続・羊蹄山は今日も、無い。
北海道・ニセコ で過ごす2回目の冬。
昨年に引き続き、羊蹄山は今日も、無い。
それも、もう約1ヶ月ほども「無い」のである。以前住んでいた家は、リビングから羊蹄山を臨める間取りだったため、望まずとも「ある」瞬間を捉えることが可能であった。
現在の家においては、一部の部屋は羊蹄ビュー付きではあるが、日中の大半を過ごすスペースからは見られない。そのため、もしかしたら一時はそれが「あった」のかもしれないが、この1ヶ月の私の行動範囲の中で現れてくれることはついぞなかった。
しかし、「無い」ことにも慣れてしまうもので、私は昨年と同様に「無い代わりに、自分の心に羊蹄山を鎮座させる」ことを覚えた。それはどんな嵐が吹こうとも、揺るがずにそこにありつづけるのだ。
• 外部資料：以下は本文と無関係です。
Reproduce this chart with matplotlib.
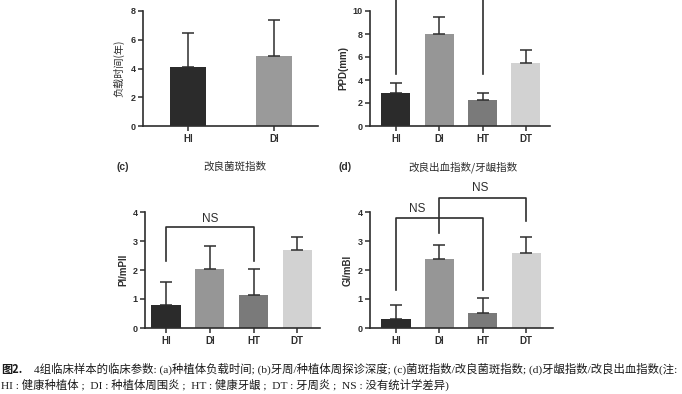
import numpy as np
import matplotlib
matplotlib.use('Agg')
import matplotlib.pyplot as plt

plt.rcParams['font.family'] = ['Liberation Sans', 'Noto Sans CJK SC']

# data
groups4 = ['HI', 'DI', 'HT', 'DT']
groups2 = ['HI', 'DI']
load_mean = [4.1, 4.9]
load_err = [2.4, 2.5]
ppd_mean = [2.85, 8.0, 2.25, 5.5]
ppd_err = [0.85, 1.5, 0.65, 1.1]
pli_mean = [0.78, 2.05, 1.15, 2.7]
pli_err = [0.8, 0.77, 0.87, 0.45]
gi_mean = [0.32, 2.38, 0.52, 2.6]
gi_err = [0.48, 0.47, 0.5, 0.53]

colors4 = ['#2b2b2b', '#969696', '#7a7a7a', '#d2d2d2']
colors2 = ['#2b2b2b', '#9a9a9a']
ink = '#2e2e2e'

W, H = 682, 394
fig = plt.figure(figsize=(W / 100, H / 100), dpi=100)


def make_ax(l, t, r, b):
    return fig.add_axes([l / W, 1 - b / H, (r - l) / W, (b - t) / H])


def style(ax, labels, ylabel, cjk=False):
    for s in ['top', 'right']:
        ax.spines[s].set_visible(False)
    for s in ['left', 'bottom']:
        ax.spines[s].set_linewidth(1.2)
        ax.spines[s].set_color(ink)
    ax.set_xticks(range(len(labels)))
    ax.set_xticklabels(labels, fontweight='bold', fontsize=7, color=ink)
    ax.tick_params(axis='both', length=3.5, width=1.1, color=ink, pad=2)
    ax.tick_params(axis='y', labelsize=6.5, labelcolor=ink)
    for t in ax.get_yticklabels():
        t.set_fontweight('bold')
    if cjk:
        ax.set_ylabel(ylabel, fontsize=7.3, color=ink, family=['Noto Sans CJK SC'], labelpad=4)
    else:
        ax.set_ylabel(ylabel, fontsize=7, fontweight='bold', color=ink, labelpad=3)


def bars(ax, mean, err, colors, width):
    x = np.arange(len(mean))
    ax.bar(x, mean, width=width, color=colors, zorder=2)
    ax.errorbar(x, mean, yerr=[np.zeros(len(err)), err], fmt='none',
                ecolor=ink, elinewidth=1.1, capsize=4.5, capthick=1.1, zorder=3)


def bracket(ax, x1, x2, y, y1, y2):
    ax.plot([x1, x1, x2, x2], [y1, y, y, y2], color=ink, lw=1.2, clip_on=False, zorder=4)


# (a)
ax = make_ax(143, 11, 318, 126)
bars(ax, load_mean, load_err, colors2, 0.42)
ax.set_xlim(-0.52, 1.51)
ax.set_ylim(0, 8)
ax.set_yticks([0, 2, 4, 6, 8])
style(ax, groups2, '负载时间(年)', cjk=True)

# (b)
ax = make_ax(370, 11, 550, 126)
bars(ax, ppd_mean, ppd_err, colors4, 0.67)
ax.set_xlim(-0.6, 3.56)
ax.set_ylim(0, 10)
ax.set_yticks([0, 2, 4, 6, 8, 10])
style(ax, groups4, 'PPD(mm)')
ax.plot([0, 0], [4.5, 12], color=ink, lw=1.2, clip_on=False)
ax.plot([2, 2], [4.5, 12], color=ink, lw=1.2, clip_on=False)

# (c)
ax = make_ax(145, 212, 320, 328)
bars(ax, pli_mean, pli_err, colors4, 0.67)
ax.set_xlim(-0.48, 3.52)
ax.set_ylim(0, 4)
ax.set_yticks([0, 1, 2, 3, 4])
style(ax, groups4, 'PI/mPII')
bracket(ax, 0, 2, 3.5, 2.3, 2.3)
ax.text(1, 3.55, 'NS', ha='center', va='bottom', fontsize=8.5, color=ink)

# (d)
ax = make_ax(370, 212, 553, 328)
bars(ax, gi_mean, gi_err, colors4, 0.67)
ax.set_xlim(-0.6, 3.62)
ax.set_ylim(0, 4)
ax.set_yticks([0, 1, 2, 3, 4])
style(ax, groups4, 'GI/mBI')
bracket(ax, 0, 2, 3.79, 1.3, 1.3)
bracket(ax, 1, 3, 4.5, 3.27, 3.68)
ax.text(0.48, 3.9, 'NS', ha='center', va='bottom', fontsize=8.5, color=ink)
ax.text(1.94, 4.62, 'NS', ha='center', va='bottom', fontsize=8.5, color=ink)

# panel titles
fig.text(123 / W, 1 - 167 / H, '(c)', fontsize=7.5, fontweight='bold', color=ink, va='center', ha='center')
fig.text(235 / W, 1 - 167 / H, '改良菌斑指数', fontsize=7.6, color=ink, va='center', ha='center',
         family=['Noto Sans CJK SC'])
fig.text(345 / W, 1 - 167 / H, '(d)', fontsize=7.5, fontweight='bold', color=ink, va='center', ha='center')
fig.text(463 / W, 1 - 167 / H, '改良出血指数/牙龈指数', fontsize=7.6, color=ink, va='center', ha='center',
         family=['Noto Sans CJK SC', 'DejaVu Sans'])

# caption
cap_font = ['Liberation Serif', 'Noto Sans CJK SC']
fig.text(1 / W, 1 - 369 / H, '图2.', fontsize=8, fontweight='bold', color='#1a1a1a',
         va='center', ha='left', family=['Noto Sans CJK SC', 'DejaVu Sans'])
fig.text(34 / W, 1 - 369 / H,
         '4组临床样本的临床参数: (a)种植体负载时间; (b)牙周/种植体周探诊深度; '
         '(c)菌斑指数/改良菌斑指数; (d)牙龈指数/改良出血指数(注:',
         fontsize=8.2, color='#1a1a1a', va='center', ha='left', family=cap_font)
fig.text(1 / W, 1 - 385 / H,
         'HI : 健康种植体 ;  DI : 种植体周围炎 ;  HT : 健康牙龈 ;  DT : 牙周炎 ;  NS : 没有统计学差异)',
         fontsize=8.2, color='#1a1a1a', va='center', ha='left', family=cap_font)

fig.savefig('out.png', dpi=100, facecolor='white')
……なんて哲学じみたことを羅列している最中、トイレにいる夫が「おー!」と声を上げるのが聞こえてきた。リアルな羊蹄山が、文字どおり本当に出てきたらしい。
いちもくさんに家を出てその姿を直に拝む。めったにないクリアな天候に、久しぶりに「ある」ことも相まって、朝から私の心はそこらじゅうに舞っている。
いや、きっと羊蹄山を見た人々すべてが、「羊蹄山麓の町」という名の彼女の手のひらの上で、踊らされては、転がされているのだ。
いくら絵を描いても、写真を撮っても、心にレプリカを作っても、やはり「ほんもの」にはかなわない。